Mais bon, je me suis dis qu'il fallait que je fasse quelque chose pour gommer ce côté obscur de mes journées de fac. Comme elle faisait partie de mon sous-groupe je ne pouvais l'éviter que lorsqu'un séjour la retenait aux USA ou à Singapour. Elle était LA personne à laquelle je n'avais jamais adressé la parole, et jusque là, c'était une mesure de préservation qui m'allait très bien.
Lorsqu'elle est arrivée lundi dans la salle de cours, en retard, comme d'hab, elle s'est placée loin, loin, le plus loin de moi. Tranquille. J'étais tranquille.
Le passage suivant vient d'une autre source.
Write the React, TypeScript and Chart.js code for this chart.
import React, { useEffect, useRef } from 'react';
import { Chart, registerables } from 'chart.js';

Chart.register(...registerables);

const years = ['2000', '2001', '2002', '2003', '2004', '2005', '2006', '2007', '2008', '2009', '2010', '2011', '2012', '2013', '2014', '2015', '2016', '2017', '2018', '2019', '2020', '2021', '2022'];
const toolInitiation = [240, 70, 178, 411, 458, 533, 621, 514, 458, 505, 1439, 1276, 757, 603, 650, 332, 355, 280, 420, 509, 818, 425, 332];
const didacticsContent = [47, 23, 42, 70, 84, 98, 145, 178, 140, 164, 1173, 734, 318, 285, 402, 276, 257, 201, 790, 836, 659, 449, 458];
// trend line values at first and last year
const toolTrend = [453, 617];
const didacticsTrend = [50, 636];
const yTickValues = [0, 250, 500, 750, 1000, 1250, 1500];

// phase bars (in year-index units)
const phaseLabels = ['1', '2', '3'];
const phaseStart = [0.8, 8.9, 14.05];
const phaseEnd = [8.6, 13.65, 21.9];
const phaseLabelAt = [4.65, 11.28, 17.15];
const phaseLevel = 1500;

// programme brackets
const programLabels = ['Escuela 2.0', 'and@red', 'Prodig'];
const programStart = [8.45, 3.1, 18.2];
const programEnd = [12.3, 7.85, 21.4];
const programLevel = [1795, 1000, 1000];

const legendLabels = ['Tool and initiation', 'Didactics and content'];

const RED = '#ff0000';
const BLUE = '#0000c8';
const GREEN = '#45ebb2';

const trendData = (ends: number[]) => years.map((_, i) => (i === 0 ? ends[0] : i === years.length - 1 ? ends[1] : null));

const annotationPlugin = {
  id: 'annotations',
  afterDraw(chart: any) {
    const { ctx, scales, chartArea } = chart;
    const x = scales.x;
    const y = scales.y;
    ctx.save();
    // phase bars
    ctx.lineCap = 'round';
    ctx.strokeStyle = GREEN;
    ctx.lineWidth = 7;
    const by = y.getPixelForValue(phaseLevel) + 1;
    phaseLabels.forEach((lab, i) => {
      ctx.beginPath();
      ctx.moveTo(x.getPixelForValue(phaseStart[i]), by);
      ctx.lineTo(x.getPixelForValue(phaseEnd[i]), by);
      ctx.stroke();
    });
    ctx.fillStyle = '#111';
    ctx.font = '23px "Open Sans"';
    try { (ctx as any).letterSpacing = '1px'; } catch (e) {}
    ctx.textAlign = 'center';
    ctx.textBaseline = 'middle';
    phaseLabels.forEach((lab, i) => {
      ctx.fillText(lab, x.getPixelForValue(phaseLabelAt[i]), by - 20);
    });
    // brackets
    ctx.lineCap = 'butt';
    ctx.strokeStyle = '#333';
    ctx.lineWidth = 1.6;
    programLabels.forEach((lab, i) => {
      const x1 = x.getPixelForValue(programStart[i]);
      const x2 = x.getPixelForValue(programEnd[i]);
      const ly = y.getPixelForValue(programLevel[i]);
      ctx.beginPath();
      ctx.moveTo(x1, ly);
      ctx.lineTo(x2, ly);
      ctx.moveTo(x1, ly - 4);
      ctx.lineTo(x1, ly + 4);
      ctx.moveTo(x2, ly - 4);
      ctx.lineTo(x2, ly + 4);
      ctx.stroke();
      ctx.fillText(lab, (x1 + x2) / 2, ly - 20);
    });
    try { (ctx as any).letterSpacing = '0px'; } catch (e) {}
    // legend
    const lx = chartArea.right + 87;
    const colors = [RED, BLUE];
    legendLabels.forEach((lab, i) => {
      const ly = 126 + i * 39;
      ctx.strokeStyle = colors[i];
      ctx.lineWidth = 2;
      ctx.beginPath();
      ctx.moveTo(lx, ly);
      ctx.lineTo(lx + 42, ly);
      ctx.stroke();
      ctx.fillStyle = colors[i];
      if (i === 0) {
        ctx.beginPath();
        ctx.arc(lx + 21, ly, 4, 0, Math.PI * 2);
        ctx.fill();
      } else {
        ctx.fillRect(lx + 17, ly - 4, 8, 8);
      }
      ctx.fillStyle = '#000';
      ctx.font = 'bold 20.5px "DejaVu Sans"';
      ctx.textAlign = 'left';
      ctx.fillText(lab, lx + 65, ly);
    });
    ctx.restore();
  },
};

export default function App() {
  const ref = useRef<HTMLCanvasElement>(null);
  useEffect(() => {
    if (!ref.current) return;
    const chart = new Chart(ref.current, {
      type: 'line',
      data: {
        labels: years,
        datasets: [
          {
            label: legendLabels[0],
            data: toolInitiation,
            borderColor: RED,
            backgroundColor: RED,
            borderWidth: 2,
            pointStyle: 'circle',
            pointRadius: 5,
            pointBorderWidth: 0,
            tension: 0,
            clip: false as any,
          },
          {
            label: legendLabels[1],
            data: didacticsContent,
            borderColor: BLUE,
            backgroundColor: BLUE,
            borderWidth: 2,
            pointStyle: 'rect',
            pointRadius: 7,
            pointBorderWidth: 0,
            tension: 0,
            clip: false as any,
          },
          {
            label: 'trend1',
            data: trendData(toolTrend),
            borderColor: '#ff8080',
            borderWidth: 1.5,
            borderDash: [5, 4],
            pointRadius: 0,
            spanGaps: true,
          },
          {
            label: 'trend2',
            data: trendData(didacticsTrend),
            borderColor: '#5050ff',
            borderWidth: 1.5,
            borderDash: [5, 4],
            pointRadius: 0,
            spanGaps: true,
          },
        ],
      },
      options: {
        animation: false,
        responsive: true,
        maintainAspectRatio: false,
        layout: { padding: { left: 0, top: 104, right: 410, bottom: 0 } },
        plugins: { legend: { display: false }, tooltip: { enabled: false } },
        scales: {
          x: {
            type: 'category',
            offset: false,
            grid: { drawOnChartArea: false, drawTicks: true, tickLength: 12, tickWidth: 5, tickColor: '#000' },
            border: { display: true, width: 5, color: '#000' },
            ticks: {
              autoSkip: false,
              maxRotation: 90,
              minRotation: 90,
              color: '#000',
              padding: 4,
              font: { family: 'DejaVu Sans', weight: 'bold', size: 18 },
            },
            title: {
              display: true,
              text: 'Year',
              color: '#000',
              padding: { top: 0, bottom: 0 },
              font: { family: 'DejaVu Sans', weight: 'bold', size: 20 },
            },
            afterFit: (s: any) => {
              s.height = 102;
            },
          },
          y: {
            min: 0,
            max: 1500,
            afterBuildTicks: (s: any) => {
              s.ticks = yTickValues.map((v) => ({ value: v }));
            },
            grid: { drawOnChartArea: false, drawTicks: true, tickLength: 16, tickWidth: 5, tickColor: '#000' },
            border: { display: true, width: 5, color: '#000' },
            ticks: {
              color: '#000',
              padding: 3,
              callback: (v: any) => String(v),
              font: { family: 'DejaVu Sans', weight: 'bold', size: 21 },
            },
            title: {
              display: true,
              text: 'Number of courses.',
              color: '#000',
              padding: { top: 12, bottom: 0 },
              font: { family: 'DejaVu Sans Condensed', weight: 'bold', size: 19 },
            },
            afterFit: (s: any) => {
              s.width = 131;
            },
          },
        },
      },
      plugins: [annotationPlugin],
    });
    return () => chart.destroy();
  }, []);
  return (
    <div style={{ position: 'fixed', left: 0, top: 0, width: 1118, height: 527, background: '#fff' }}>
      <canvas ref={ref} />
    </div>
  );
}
Sauf que nous étions en TD, il s'agissait de préparer un exercice en binôme avec la consigne de rejoindre la personne qui nous semblait la plus éloignée de nous. Un truc bateau somme toute, sauf que.
Il a fallu que je cours vite, car nous étions plusieurs sur le coup.
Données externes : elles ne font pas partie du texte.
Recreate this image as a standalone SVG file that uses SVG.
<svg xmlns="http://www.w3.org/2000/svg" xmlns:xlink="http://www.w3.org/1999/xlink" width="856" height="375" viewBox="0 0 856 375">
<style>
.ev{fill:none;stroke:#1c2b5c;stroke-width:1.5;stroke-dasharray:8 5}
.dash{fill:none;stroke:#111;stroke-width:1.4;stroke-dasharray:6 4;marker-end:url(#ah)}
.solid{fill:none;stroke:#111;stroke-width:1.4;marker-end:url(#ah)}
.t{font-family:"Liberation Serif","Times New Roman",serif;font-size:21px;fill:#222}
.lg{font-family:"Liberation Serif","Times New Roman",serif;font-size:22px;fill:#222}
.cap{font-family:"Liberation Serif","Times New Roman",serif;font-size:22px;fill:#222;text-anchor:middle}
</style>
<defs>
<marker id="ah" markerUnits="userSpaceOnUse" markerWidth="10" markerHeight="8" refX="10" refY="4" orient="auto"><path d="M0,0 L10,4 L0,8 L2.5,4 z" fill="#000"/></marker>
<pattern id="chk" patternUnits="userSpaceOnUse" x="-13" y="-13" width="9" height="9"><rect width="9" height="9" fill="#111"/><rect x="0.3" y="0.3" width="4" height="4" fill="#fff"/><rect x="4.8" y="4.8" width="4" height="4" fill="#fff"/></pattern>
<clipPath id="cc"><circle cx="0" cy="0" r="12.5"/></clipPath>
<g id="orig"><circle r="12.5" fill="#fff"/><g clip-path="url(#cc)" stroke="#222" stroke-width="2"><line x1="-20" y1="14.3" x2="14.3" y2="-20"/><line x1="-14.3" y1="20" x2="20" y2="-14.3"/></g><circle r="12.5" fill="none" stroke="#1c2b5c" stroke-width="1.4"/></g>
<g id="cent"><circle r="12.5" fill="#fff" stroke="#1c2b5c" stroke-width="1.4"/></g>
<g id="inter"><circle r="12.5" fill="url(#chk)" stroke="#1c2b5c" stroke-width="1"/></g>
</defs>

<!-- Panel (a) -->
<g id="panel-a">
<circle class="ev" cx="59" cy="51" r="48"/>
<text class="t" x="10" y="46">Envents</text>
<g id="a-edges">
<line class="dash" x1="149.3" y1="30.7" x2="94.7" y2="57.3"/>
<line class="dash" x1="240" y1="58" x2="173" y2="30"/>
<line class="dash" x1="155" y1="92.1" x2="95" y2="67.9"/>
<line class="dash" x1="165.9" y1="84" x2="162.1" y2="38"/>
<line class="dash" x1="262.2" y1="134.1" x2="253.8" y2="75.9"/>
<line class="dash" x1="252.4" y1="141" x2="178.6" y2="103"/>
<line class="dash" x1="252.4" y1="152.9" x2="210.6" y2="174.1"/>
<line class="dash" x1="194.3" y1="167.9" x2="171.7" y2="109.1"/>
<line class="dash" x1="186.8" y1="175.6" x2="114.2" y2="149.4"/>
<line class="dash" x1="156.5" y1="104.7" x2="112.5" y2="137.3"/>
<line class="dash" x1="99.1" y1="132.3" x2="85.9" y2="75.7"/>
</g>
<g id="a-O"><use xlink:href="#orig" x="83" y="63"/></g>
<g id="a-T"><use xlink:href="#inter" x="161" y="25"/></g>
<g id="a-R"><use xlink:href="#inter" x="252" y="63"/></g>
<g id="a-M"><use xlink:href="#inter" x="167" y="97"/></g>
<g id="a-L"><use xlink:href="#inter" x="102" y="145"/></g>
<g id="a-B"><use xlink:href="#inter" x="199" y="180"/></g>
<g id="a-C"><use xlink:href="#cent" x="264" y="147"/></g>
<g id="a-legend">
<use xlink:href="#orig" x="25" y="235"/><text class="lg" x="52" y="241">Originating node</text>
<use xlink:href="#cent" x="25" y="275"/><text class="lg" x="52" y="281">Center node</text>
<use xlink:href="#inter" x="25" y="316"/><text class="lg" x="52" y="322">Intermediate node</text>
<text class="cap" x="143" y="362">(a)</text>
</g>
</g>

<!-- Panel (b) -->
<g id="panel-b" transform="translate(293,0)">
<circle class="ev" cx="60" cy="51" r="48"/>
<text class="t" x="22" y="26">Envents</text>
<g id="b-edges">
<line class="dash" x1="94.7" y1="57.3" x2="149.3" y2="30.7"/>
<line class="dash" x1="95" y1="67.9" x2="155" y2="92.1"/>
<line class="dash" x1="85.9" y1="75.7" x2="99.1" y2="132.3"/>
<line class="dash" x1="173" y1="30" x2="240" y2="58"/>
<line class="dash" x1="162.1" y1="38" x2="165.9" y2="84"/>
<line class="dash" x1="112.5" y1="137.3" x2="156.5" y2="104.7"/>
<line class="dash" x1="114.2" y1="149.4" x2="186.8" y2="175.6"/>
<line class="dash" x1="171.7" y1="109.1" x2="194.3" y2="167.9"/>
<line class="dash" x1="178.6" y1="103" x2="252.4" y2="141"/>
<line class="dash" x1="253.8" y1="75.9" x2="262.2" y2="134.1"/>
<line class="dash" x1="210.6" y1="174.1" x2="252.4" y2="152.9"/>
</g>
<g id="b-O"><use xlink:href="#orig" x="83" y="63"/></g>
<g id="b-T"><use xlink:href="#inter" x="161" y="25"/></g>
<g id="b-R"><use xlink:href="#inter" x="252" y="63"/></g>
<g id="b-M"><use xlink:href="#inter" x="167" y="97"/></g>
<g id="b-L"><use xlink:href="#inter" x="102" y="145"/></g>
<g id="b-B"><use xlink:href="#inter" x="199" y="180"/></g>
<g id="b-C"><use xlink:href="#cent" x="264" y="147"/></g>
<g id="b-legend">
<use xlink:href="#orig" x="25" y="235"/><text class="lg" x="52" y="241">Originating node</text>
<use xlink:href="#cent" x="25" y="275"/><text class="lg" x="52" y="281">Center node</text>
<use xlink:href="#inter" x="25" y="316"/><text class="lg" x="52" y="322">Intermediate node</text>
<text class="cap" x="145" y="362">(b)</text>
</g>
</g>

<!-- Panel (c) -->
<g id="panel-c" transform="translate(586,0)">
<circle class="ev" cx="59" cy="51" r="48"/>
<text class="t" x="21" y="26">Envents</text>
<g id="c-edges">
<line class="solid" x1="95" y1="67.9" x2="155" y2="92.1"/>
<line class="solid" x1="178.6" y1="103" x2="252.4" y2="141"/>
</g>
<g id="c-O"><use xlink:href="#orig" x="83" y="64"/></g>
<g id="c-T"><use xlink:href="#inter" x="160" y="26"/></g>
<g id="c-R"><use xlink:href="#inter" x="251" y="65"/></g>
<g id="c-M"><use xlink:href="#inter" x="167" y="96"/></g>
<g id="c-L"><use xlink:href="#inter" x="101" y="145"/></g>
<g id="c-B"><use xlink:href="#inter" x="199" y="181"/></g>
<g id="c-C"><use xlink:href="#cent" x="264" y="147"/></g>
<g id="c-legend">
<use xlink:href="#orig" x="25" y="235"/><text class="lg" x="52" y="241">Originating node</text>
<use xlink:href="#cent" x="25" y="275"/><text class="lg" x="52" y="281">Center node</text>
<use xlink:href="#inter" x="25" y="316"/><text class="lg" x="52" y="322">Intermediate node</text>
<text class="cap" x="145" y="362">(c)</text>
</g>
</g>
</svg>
Et voilà, c'est moi qui ai gagné. Je me suis placée sous le feu d'Emmanuelle, pour lui dire comment je la portais lourdement sur mon petit coeur affaibli. Et puis je lui ai dit merci de m'avoir permis de faire ce chemin impossible vers mon ombre. Elle m'a regardée bizarrement, m'a dit qu'elle me trouvait jolie avec mes boucles d'oreille, l'air de dire "ma pov fille t'en tiens une couche toi..."mais peut être aussi l'air de rien dire, ou de dire autre chose, et puis voilà. J'étais fière de moi, plus légère.
Le soir en rentrant, j'ai ouvert ma boite aux lettres, et j'ai trouvé un mail de facebook "Emmanuelle vous a choisie comme amie". Arghhhhhhhhh. J'ai jeté le mail et j'ai déchiré face book. Mon ombre m'avait précédée.
1 commentaire:
Ouais, j'vois déjà ce que Bernard a pu te dire... "Mais voyons, Marie, il y a forcément un quelque chose de chez elle que tu dois avoir en toi, mais que tu renies. Cherche donc encore un peu, tu vas trouver j'en suis sûr."
Cherche pas trop quand même, les poupées silly-cônées c'est une philosophie à part.